▸ Task to carry out:
Every entry below should be repeated exactly; the pictures should not.

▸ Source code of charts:
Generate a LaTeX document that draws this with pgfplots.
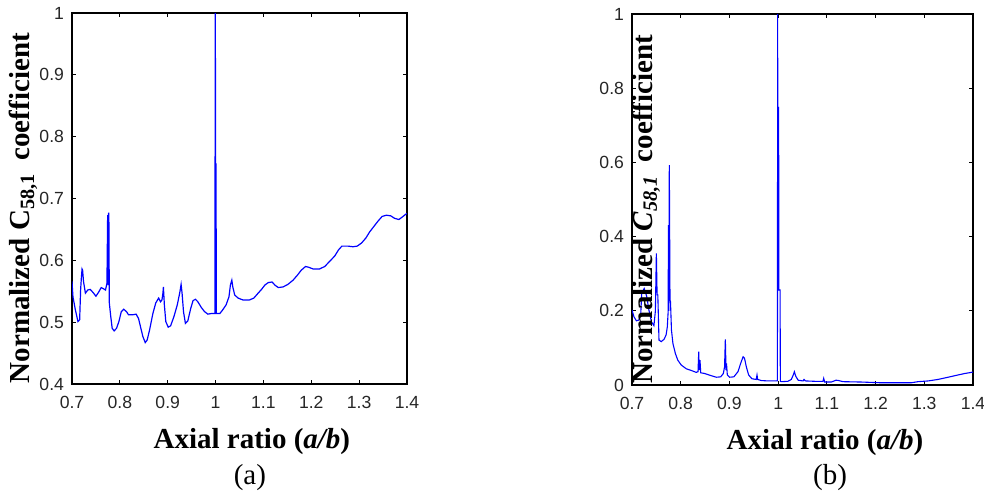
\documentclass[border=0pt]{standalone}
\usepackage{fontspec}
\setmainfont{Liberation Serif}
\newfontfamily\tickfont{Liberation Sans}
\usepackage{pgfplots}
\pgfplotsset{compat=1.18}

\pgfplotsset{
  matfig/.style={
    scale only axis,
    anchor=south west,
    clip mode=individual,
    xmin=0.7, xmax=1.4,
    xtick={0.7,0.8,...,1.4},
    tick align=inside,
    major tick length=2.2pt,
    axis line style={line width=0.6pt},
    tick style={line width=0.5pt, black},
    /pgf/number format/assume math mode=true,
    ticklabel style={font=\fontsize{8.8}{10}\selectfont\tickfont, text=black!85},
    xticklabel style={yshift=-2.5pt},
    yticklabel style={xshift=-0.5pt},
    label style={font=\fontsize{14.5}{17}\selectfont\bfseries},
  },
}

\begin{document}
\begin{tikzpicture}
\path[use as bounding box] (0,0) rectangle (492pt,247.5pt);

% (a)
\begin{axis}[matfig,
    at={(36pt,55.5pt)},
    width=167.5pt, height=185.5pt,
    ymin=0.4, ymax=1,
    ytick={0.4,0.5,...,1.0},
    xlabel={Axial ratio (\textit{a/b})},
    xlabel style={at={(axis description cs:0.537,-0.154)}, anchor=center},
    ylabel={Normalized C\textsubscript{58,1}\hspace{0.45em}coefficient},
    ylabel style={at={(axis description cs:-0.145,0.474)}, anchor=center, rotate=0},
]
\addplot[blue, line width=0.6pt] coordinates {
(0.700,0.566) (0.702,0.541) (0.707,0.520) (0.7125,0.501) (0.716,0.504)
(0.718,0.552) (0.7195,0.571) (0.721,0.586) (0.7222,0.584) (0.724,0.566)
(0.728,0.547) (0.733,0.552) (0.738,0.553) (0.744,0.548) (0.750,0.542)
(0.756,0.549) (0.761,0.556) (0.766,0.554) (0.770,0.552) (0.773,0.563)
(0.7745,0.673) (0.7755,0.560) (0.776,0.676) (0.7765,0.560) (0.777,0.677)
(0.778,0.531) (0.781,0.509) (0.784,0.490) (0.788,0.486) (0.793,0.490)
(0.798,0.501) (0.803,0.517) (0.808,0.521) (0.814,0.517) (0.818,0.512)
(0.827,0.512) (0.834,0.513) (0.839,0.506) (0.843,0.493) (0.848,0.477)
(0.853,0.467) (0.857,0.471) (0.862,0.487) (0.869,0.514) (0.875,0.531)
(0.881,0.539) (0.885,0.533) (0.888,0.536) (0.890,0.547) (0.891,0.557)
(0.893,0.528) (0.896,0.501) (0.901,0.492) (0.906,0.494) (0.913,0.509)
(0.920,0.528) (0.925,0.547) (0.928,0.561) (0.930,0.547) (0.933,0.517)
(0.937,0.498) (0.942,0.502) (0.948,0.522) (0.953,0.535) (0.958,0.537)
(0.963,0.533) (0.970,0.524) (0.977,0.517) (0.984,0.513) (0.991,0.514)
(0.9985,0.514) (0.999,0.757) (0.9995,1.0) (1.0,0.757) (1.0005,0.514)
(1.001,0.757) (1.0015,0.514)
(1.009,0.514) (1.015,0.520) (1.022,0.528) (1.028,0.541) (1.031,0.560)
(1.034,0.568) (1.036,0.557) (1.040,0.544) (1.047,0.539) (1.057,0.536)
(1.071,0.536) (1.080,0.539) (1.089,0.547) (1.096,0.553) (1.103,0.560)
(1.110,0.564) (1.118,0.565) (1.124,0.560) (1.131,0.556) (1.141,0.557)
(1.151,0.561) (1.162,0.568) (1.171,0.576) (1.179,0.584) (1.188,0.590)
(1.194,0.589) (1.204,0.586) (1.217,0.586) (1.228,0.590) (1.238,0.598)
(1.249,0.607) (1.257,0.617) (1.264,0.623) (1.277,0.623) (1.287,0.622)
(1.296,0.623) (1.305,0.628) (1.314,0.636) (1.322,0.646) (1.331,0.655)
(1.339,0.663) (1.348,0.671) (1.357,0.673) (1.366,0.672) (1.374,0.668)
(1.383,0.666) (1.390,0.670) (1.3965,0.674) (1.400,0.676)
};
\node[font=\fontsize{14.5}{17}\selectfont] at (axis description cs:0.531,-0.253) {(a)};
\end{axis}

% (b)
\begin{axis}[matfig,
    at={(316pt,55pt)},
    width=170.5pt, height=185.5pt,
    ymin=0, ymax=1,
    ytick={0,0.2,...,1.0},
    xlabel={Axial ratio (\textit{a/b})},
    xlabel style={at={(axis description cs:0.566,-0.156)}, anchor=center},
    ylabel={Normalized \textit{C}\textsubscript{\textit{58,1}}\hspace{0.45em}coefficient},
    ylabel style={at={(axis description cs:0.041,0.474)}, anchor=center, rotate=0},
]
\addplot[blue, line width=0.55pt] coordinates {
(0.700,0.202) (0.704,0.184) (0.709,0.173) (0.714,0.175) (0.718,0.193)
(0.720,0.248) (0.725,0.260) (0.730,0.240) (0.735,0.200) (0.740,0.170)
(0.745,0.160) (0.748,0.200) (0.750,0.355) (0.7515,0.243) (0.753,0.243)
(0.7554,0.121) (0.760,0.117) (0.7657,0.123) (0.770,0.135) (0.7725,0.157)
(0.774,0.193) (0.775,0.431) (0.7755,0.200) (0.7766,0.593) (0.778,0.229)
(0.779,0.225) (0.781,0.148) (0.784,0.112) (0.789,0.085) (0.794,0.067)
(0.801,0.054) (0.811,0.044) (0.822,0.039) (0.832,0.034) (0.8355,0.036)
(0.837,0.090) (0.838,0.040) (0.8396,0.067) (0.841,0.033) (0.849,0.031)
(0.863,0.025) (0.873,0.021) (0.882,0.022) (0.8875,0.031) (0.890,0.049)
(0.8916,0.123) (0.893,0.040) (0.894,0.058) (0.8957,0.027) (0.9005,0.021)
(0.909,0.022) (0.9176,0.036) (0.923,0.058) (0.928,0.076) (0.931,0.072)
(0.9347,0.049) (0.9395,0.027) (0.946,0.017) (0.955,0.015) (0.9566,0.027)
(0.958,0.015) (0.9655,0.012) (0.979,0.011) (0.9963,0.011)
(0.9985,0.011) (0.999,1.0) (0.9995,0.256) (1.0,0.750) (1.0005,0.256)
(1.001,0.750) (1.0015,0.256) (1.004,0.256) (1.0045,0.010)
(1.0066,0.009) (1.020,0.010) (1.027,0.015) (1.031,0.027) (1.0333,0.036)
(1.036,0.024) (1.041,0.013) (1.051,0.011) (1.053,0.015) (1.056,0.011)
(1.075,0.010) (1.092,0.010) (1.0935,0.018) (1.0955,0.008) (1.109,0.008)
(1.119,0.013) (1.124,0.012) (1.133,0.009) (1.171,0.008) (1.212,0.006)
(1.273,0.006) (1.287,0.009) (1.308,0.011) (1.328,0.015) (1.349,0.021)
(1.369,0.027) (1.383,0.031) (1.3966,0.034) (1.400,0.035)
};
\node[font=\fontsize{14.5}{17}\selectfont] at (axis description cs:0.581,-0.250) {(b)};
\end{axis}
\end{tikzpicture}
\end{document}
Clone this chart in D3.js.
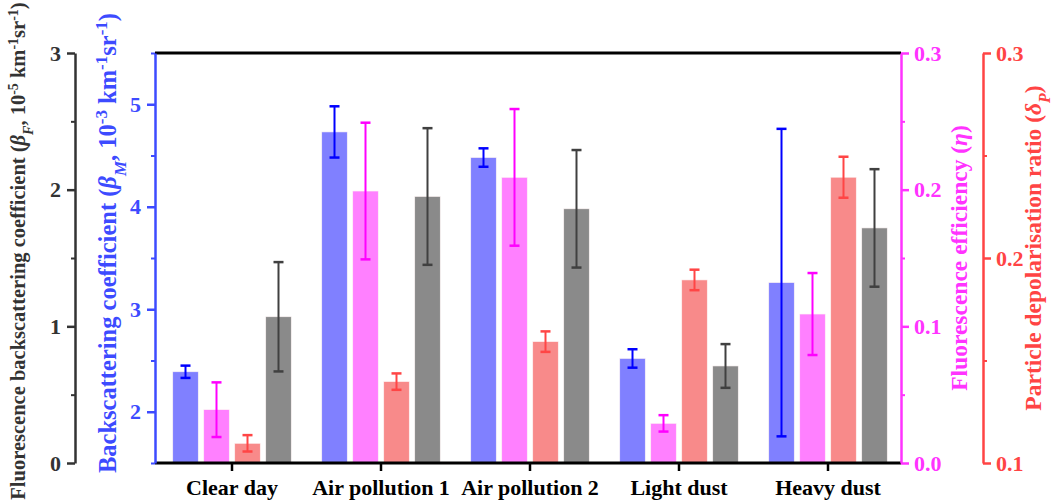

▸ Answer in full:
Generate a LaTeX document that draws this with pgfplots.
\documentclass[border=0pt]{standalone}
\usepackage{fontspec}
\setmainfont{Liberation Serif}
\newfontfamily\tickfont{Liberation Sans}
\usepackage{pgfplots}
\pgfplotsset{compat=1.18}

\pgfplotsset{
  matfig/.style={
    scale only axis,
    anchor=south west,
    clip mode=individual,
    xmin=0.7, xmax=1.4,
    xtick={0.7,0.8,...,1.4},
    tick align=inside,
    major tick length=2.2pt,
    axis line style={line width=0.6pt},
    tick style={line width=0.5pt, black},
    /pgf/number format/assume math mode=true,
    ticklabel style={font=\fontsize{8.8}{10}\selectfont\tickfont, text=black!85},
    xticklabel style={yshift=-2.5pt},
    yticklabel style={xshift=-0.5pt},
    label style={font=\fontsize{14.5}{17}\selectfont\bfseries},
  },
}

\begin{document}
\begin{tikzpicture}
\path[use as bounding box] (0,0) rectangle (492pt,247.5pt);

% (a)
\begin{axis}[matfig,
    at={(36pt,55.5pt)},
    width=167.5pt, height=185.5pt,
    ymin=0.4, ymax=1,
    ytick={0.4,0.5,...,1.0},
    xlabel={Axial ratio (\textit{a/b})},
    xlabel style={at={(axis description cs:0.537,-0.154)}, anchor=center},
    ylabel={Normalized C\textsubscript{58,1}\hspace{0.45em}coefficient},
    ylabel style={at={(axis description cs:-0.145,0.474)}, anchor=center, rotate=0},
]
\addplot[blue, line width=0.6pt] coordinates {
(0.700,0.566) (0.702,0.541) (0.707,0.520) (0.7125,0.501) (0.716,0.504)
(0.718,0.552) (0.7195,0.571) (0.721,0.586) (0.7222,0.584) (0.724,0.566)
(0.728,0.547) (0.733,0.552) (0.738,0.553) (0.744,0.548) (0.750,0.542)
(0.756,0.549) (0.761,0.556) (0.766,0.554) (0.770,0.552) (0.773,0.563)
(0.7745,0.673) (0.7755,0.560) (0.776,0.676) (0.7765,0.560) (0.777,0.677)
(0.778,0.531) (0.781,0.509) (0.784,0.490) (0.788,0.486) (0.793,0.490)
(0.798,0.501) (0.803,0.517) (0.808,0.521) (0.814,0.517) (0.818,0.512)
(0.827,0.512) (0.834,0.513) (0.839,0.506) (0.843,0.493) (0.848,0.477)
(0.853,0.467) (0.857,0.471) (0.862,0.487) (0.869,0.514) (0.875,0.531)
(0.881,0.539) (0.885,0.533) (0.888,0.536) (0.890,0.547) (0.891,0.557)
(0.893,0.528) (0.896,0.501) (0.901,0.492) (0.906,0.494) (0.913,0.509)
(0.920,0.528) (0.925,0.547) (0.928,0.561) (0.930,0.547) (0.933,0.517)
(0.937,0.498) (0.942,0.502) (0.948,0.522) (0.953,0.535) (0.958,0.537)
(0.963,0.533) (0.970,0.524) (0.977,0.517) (0.984,0.513) (0.991,0.514)
(0.9985,0.514) (0.999,0.757) (0.9995,1.0) (1.0,0.757) (1.0005,0.514)
(1.001,0.757) (1.0015,0.514)
(1.009,0.514) (1.015,0.520) (1.022,0.528) (1.028,0.541) (1.031,0.560)
(1.034,0.568) (1.036,0.557) (1.040,0.544) (1.047,0.539) (1.057,0.536)
(1.071,0.536) (1.080,0.539) (1.089,0.547) (1.096,0.553) (1.103,0.560)
(1.110,0.564) (1.118,0.565) (1.124,0.560) (1.131,0.556) (1.141,0.557)
(1.151,0.561) (1.162,0.568) (1.171,0.576) (1.179,0.584) (1.188,0.590)
(1.194,0.589) (1.204,0.586) (1.217,0.586) (1.228,0.590) (1.238,0.598)
(1.249,0.607) (1.257,0.617) (1.264,0.623) (1.277,0.623) (1.287,0.622)
(1.296,0.623) (1.305,0.628) (1.314,0.636) (1.322,0.646) (1.331,0.655)
(1.339,0.663) (1.348,0.671) (1.357,0.673) (1.366,0.672) (1.374,0.668)
(1.383,0.666) (1.390,0.670) (1.3965,0.674) (1.400,0.676)
};
\node[font=\fontsize{14.5}{17}\selectfont] at (axis description cs:0.531,-0.253) {(a)};
\end{axis}

% (b)
\begin{axis}[matfig,
    at={(316pt,55pt)},
    width=170.5pt, height=185.5pt,
    ymin=0, ymax=1,
    ytick={0,0.2,...,1.0},
    xlabel={Axial ratio (\textit{a/b})},
    xlabel style={at={(axis description cs:0.566,-0.156)}, anchor=center},
    ylabel={Normalized \textit{C}\textsubscript{\textit{58,1}}\hspace{0.45em}coefficient},
    ylabel style={at={(axis description cs:0.041,0.474)}, anchor=center, rotate=0},
]
\addplot[blue, line width=0.55pt] coordinates {
(0.700,0.202) (0.704,0.184) (0.709,0.173) (0.714,0.175) (0.718,0.193)
(0.720,0.248) (0.725,0.260) (0.730,0.240) (0.735,0.200) (0.740,0.170)
(0.745,0.160) (0.748,0.200) (0.750,0.355) (0.7515,0.243) (0.753,0.243)
(0.7554,0.121) (0.760,0.117) (0.7657,0.123) (0.770,0.135) (0.7725,0.157)
(0.774,0.193) (0.775,0.431) (0.7755,0.200) (0.7766,0.593) (0.778,0.229)
(0.779,0.225) (0.781,0.148) (0.784,0.112) (0.789,0.085) (0.794,0.067)
(0.801,0.054) (0.811,0.044) (0.822,0.039) (0.832,0.034) (0.8355,0.036)
(0.837,0.090) (0.838,0.040) (0.8396,0.067) (0.841,0.033) (0.849,0.031)
(0.863,0.025) (0.873,0.021) (0.882,0.022) (0.8875,0.031) (0.890,0.049)
(0.8916,0.123) (0.893,0.040) (0.894,0.058) (0.8957,0.027) (0.9005,0.021)
(0.909,0.022) (0.9176,0.036) (0.923,0.058) (0.928,0.076) (0.931,0.072)
(0.9347,0.049) (0.9395,0.027) (0.946,0.017) (0.955,0.015) (0.9566,0.027)
(0.958,0.015) (0.9655,0.012) (0.979,0.011) (0.9963,0.011)
(0.9985,0.011) (0.999,1.0) (0.9995,0.256) (1.0,0.750) (1.0005,0.256)
(1.001,0.750) (1.0015,0.256) (1.004,0.256) (1.0045,0.010)
(1.0066,0.009) (1.020,0.010) (1.027,0.015) (1.031,0.027) (1.0333,0.036)
(1.036,0.024) (1.041,0.013) (1.051,0.011) (1.053,0.015) (1.056,0.011)
(1.075,0.010) (1.092,0.010) (1.0935,0.018) (1.0955,0.008) (1.109,0.008)
(1.119,0.013) (1.124,0.012) (1.133,0.009) (1.171,0.008) (1.212,0.006)
(1.273,0.006) (1.287,0.009) (1.308,0.011) (1.328,0.015) (1.349,0.021)
(1.369,0.027) (1.383,0.031) (1.3966,0.034) (1.400,0.035)
};
\node[font=\fontsize{14.5}{17}\selectfont] at (axis description cs:0.581,-0.250) {(b)};
\end{axis}
\end{tikzpicture}
\end{document}
Clone this chart in D3.js.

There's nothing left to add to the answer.